When a guide pointed down the hill to the small house about half a mile away that had served as General Washington’s headquarters at the time, Mrs. Child’s annoyed response was:

“I turned my back suddenly upon it. The last place on earth where I would wish to think of Washington is at the grave of André…From the first hour I read of the deed until the present day I never did, and never could, look upon it as otherwise than cool, deliberate murder.” [J.E. Walsh, The Execution of Major Andre, 1-2]

It is an almost perfect picture of what Christians encounter today as the world’s response to Amos’ warning of God’s impending warth. A man committed what he knew and everyone knew was universally regarded as a crime of the greatest magnitude. He knew precisely what the punishment for such a crime would be were he to be caught. The British had summarily executed Nathan Hale for precisely the same offense. Hale, in fact, had received no trial. Washington, though not required to do so, had convened a military tribunal to judge the evidence against Major André. He violated the law, he got what was coming to him, and yet many people throughout history since that time have condemned Washington for imposing the sentence that all military conventions imposed for captured spies. André, after all, was such a fine man!

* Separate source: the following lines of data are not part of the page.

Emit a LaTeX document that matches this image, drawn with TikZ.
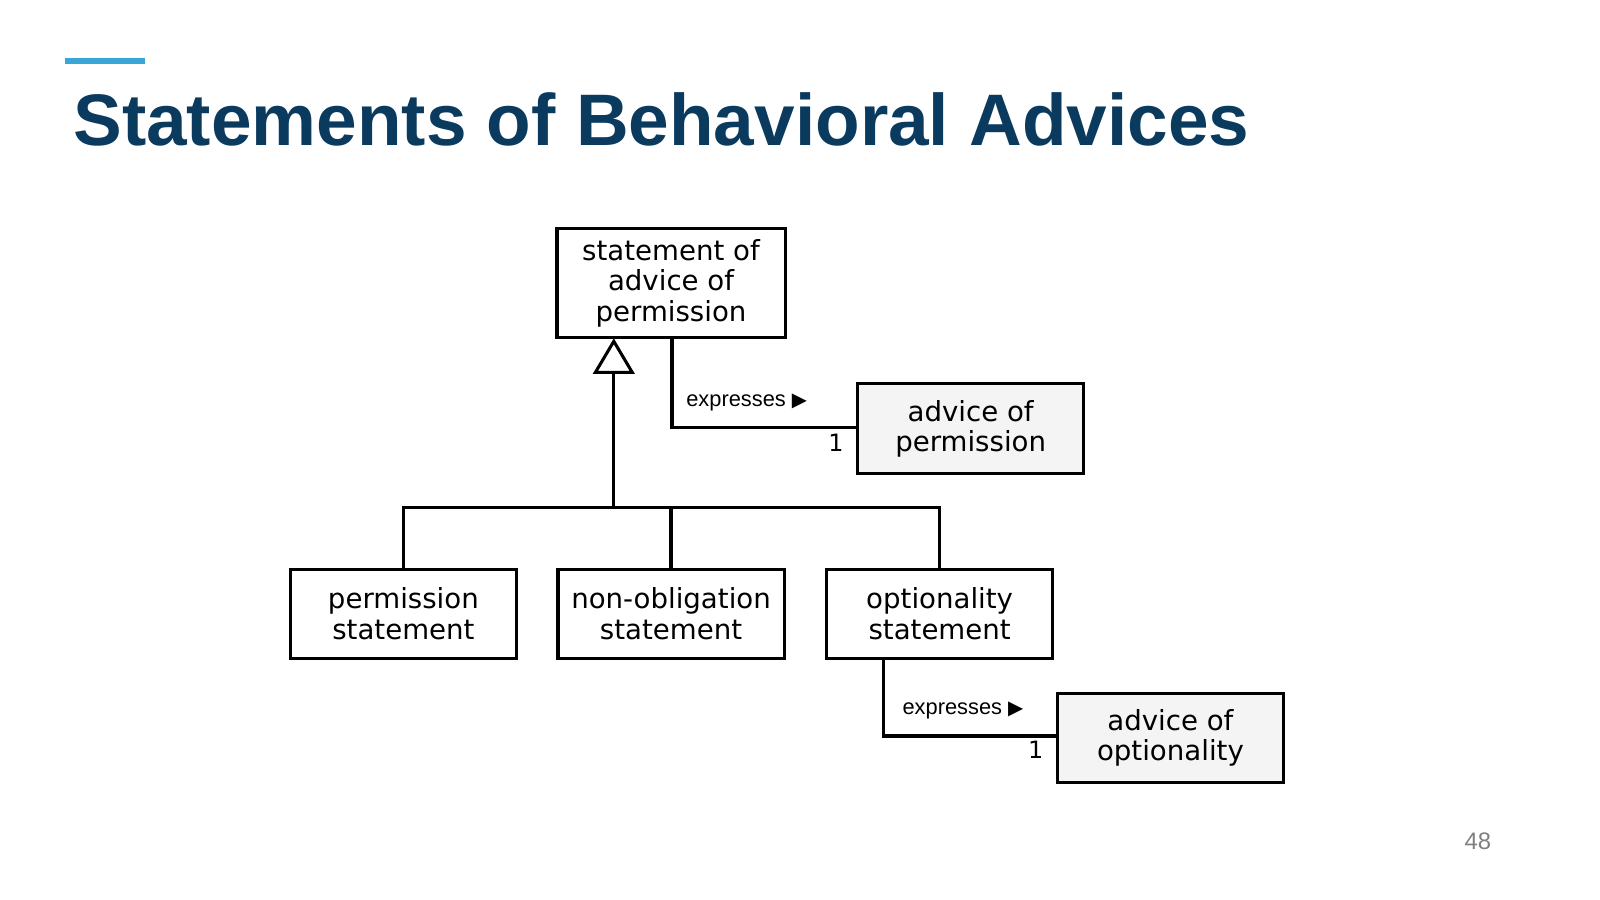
\documentclass[tikz,border=0pt]{standalone}
\usepackage{fontspec}
\setmainfont{Liberation Sans}
\newfontfamily\boxfont{DejaVu Sans}
\usetikzlibrary{positioning, arrows.meta}
\definecolor{TitleBlue}{HTML}{0B3A5F}
\definecolor{AccentBlue}{HTML}{3AA6D6}
\definecolor{BoxGray}{HTML}{F4F4F4}
\newcommand{\dirtri}{{\boxfont\scalebox{0.9}{▶}}}
\begin{document}
\begin{tikzpicture}[x=0.01cm, y=-0.01cm,
    cls/.style={rectangle, draw=black, line width=0.9pt, inner sep=0pt,
                minimum width=2.33cm, minimum height=0.92cm, align=center,
                font=\boxfont\fontsize{8.1}{8.9}\selectfont},
    adv/.style={cls, fill=BoxGray},
    lbl/.style={font=\fontsize{6.4}{8}\selectfont, inner sep=1pt},
    link/.style={line width=0.9pt}
]
    \useasboundingbox (0,0) rectangle (1650,928);
    % Title
    \fill[AccentBlue] (67,60) rectangle (150,66);
    \node[anchor=base west, inner sep=0pt, text=TitleBlue,
          font=\bfseries\fontsize{21.4}{24}\selectfont] (title) at (75,150)
          {Statements of Behavioral Advices};

    % Classes
    \node[cls, minimum width=2.35cm, minimum height=1.13cm] (stmt) at (692,292)
        {statement of\\advice of\\permission};
    \node[adv] (advperm) at (1001,442) {advice of\\permission};
    \node[cls] (perm) at (416,633) {permission\\statement};
    \node[cls] (nonob) at (692,633) {non-obligation\\statement};
    \node[cls] (opt) at (969,633) {optionality\\statement};
    \node[adv] (advopt) at (1207,761) {advice of\\optionality};

    % Generalization
    \coordinate (tip) at (633,352);
    \coordinate (bar) at (633,523);
    \draw[link] (bar) -- (633,384);
    \draw[link, fill=white] (tip) -- (614,384) -- (652,384) -- cycle;
    \draw[link] (perm.north) |- (bar) -| (opt.north);
    \draw[link] (nonob.north) -- (nonob.north |- bar);

    % Associations
    \draw[link] (693,348) |- (advperm.west |- 0,441) coordinate (a1);
    \node[lbl] at (770,415) {expresses \dirtri};
    \node[lbl, font=\boxfont\fontsize{7}{8}\selectfont] at (862,457) {1};
    \draw[link] (911,679) |- (advopt.west |- 0,759) coordinate (a2);
    \node[lbl] at (993,733) {expresses \dirtri};
    \node[lbl, font=\boxfont\fontsize{7}{8}\selectfont] at (1068,773) {1};

    % Page number
    \node[text=gray, font=\fontsize{7}{8}\selectfont] (page) at (1524,868) {48};
\end{tikzpicture}
\end{document}
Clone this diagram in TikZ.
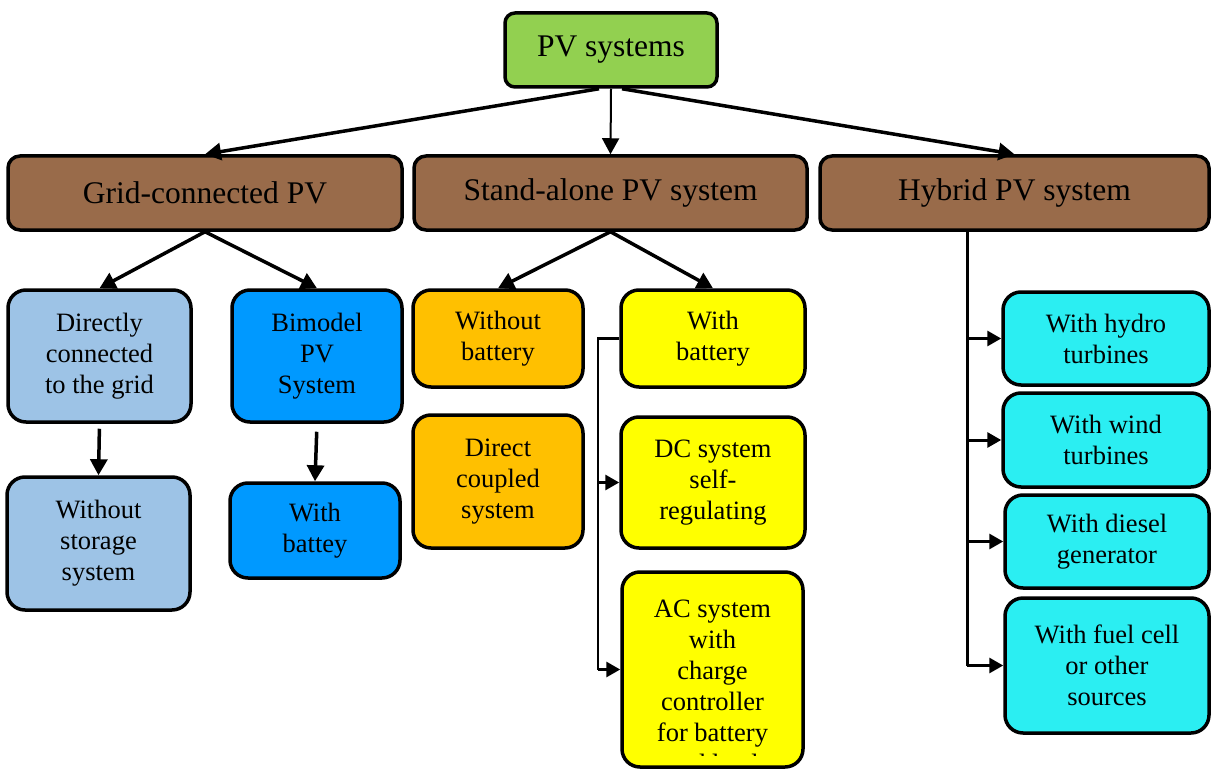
\documentclass[tikz,border=0pt]{standalone}
\usepackage{fontspec}
\setmainfont{Liberation Serif}
\usetikzlibrary{arrows.meta,calc}
\definecolor{cgreen}{RGB}{146,208,80}
\definecolor{cbrown}{RGB}{153,107,74}
\definecolor{clblue}{RGB}{157,195,230}
\definecolor{cblue}{RGB}{0,153,255}
\definecolor{corange}{RGB}{255,192,0}
\definecolor{cyellow}{RGB}{255,255,0}
\definecolor{ccyan}{RGB}{43,238,242}
\begin{document}
\begin{tikzpicture}[x=1pt,y=-1pt,
  box/.style={draw=black,line width=3.5pt,rounded corners=18pt,align=center,
    font=\fontsize{26.5}{31}\selectfont,inner sep=0pt},
  topbox/.style={box,rounded corners=12pt,font=\fontsize{31.5}{36}\selectfont},
  arr/.style={line width=3.5pt,-{Triangle[length=16pt,width=17pt]}},
  sidearr/.style={line width=3pt,-{Triangle[length=14pt,width=15pt]}},
  spine/.style={line width=3pt}]
\useasboundingbox (0,0) rectangle (1212,770);
\clip (0,0) rectangle (1212,770);
% top level
\node[topbox,fill=cgreen,minimum width=212pt,minimum height=74pt,rounded corners=10pt] (pv) at (611,50) {PV systems};
\node[topbox,fill=cbrown,minimum width=394pt,minimum height=74pt] (grid) at (205,193) {Grid-connected PV};
\node[topbox,fill=cbrown,minimum width=393pt,minimum height=74pt] (sa) at (610.5,193) {Stand-alone PV system};
\node[topbox,fill=cbrown,minimum width=389pt,minimum height=74pt] (hyb) at (1014.5,193) {Hybrid PV system};
% grid-connected branch
\node[box,fill=clblue,minimum width=183pt,minimum height=132pt] (dir) at (99.5,356) {Directly\\connected\\to the grid};
\node[box,fill=cblue,minimum width=170pt,minimum height=132pt] (bim) at (317,356) {Bimodel\\PV\\System};
\node[box,fill=clblue,minimum width=183pt,minimum height=133pt] (wos) at (98.5,543.5) {Without\\storage\\system};
\node[box,fill=cblue,minimum width=170pt,minimum height=95pt] (wbt) at (315,530.5) {With\\battey};
% stand-alone branch
\node[box,fill=corange,minimum width=170pt,minimum height=97pt] (wob) at (498,338.5) {Without\\battery};
\node[box,fill=corange,minimum width=170pt,minimum height=133pt] (dcp) at (498,481.5) {Direct\\coupled\\system};
\node[box,fill=cyellow,minimum width=184pt,minimum height=97pt] (wb) at (713,338.5) {With\\battery};
\node[box,fill=cyellow,minimum width=184pt,minimum height=131pt] (dc) at (713,482.5) {DC system\\self-\\regulating};
\node[box,fill=cyellow,minimum width=181pt,minimum height=195pt] (ac) at (712.5,669.5) {};
\begin{scope}
\clip (600,560) rectangle (820,755);
\node[align=center,font=\fontsize{26.5}{31}\selectfont,inner sep=0pt,anchor=north] (actext) at (712.5,600) {AC system\\with\\charge\\controller\\for battery\\and load};
\end{scope}
% hybrid branch
\node[box,fill=ccyan,minimum width=206pt,minimum height=93pt] (hyd) at (1106,338.5) {With hydro\\turbines};
\node[box,fill=ccyan,minimum width=206pt,minimum height=94pt] (wind) at (1106,440) {With wind\\turbines};
\node[box,fill=ccyan,minimum width=204pt,minimum height=93pt] (dies) at (1107,541.5) {With diesel\\generator};
\node[box,fill=ccyan,minimum width=204pt,minimum height=135pt] (fuel) at (1107,665.5) {With fuel cell\\or other\\sources};
% connectors
\draw[arr] ($(pv.south)+(-12,0)$) -- (grid.north);
\draw[arr,line width=2pt] (pv.south) -- (sa.north);
\draw[arr] ($(pv.south)+(11,0)$) -- (hyb.north);
\draw[arr] (grid.south) -- (dir.north);
\draw[arr] (grid.south) -- (bim.north);
\draw[arr,shorten <=5pt] (dir.south) -- (wos.north);
\draw[arr,shorten <=8pt] (bim.south) -- (wbt.north);
\draw[arr] (sa.south) -- (wob.north);
\draw[arr] (sa.south) -- (wb.north);
\coordinate (bx) at (598,0);
\draw[spine,line width=2.5pt] (wb.west) -| (bx |- ac.west);
\draw[sidearr] (bx |- dc.west) -- (dc.west);
\draw[sidearr] (bx |- ac.west) -- (ac.west);
\coordinate (hx) at (967,0);
\draw[spine] (hyb.south -| hx) -- (hx |- fuel.west);
\draw[sidearr] (hx |- hyd.west) -- (hyd.west);
\draw[sidearr] (hx |- wind.west) -- (wind.west);
\draw[sidearr] (hx |- dies.west) -- (dies.west);
\draw[sidearr] (hx |- fuel.west) -- (fuel.west);
\end{tikzpicture}
\end{document}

Well, not quite so fine as he represented himself and as others represented him to be. He knew how to present himself in the best light and wasn’t necessarily careful about the facts. For example, in the few days between his capture and his execution he won over Alexander Hamilton in part with a story about his English sweetheart, whom he hoped to marry when he returned to England after his service in America. Honora Sneyd was her name, a lovely young blue-eyed brunette who lived in Litchfield, where André had courted her. They’d been torn apart by his military duties and his dearest possession was a miniature he’d painted of her before leaving England (if only he could hold it, see it now! But it was in his quarters in New York City). Hamilton, who had himself just become engaged to a beautiful girl listened to all of this with understandable sympathy. His heart went out to André, the doomed lover. That story became part of the André saga in the 19th century. But it was a lie.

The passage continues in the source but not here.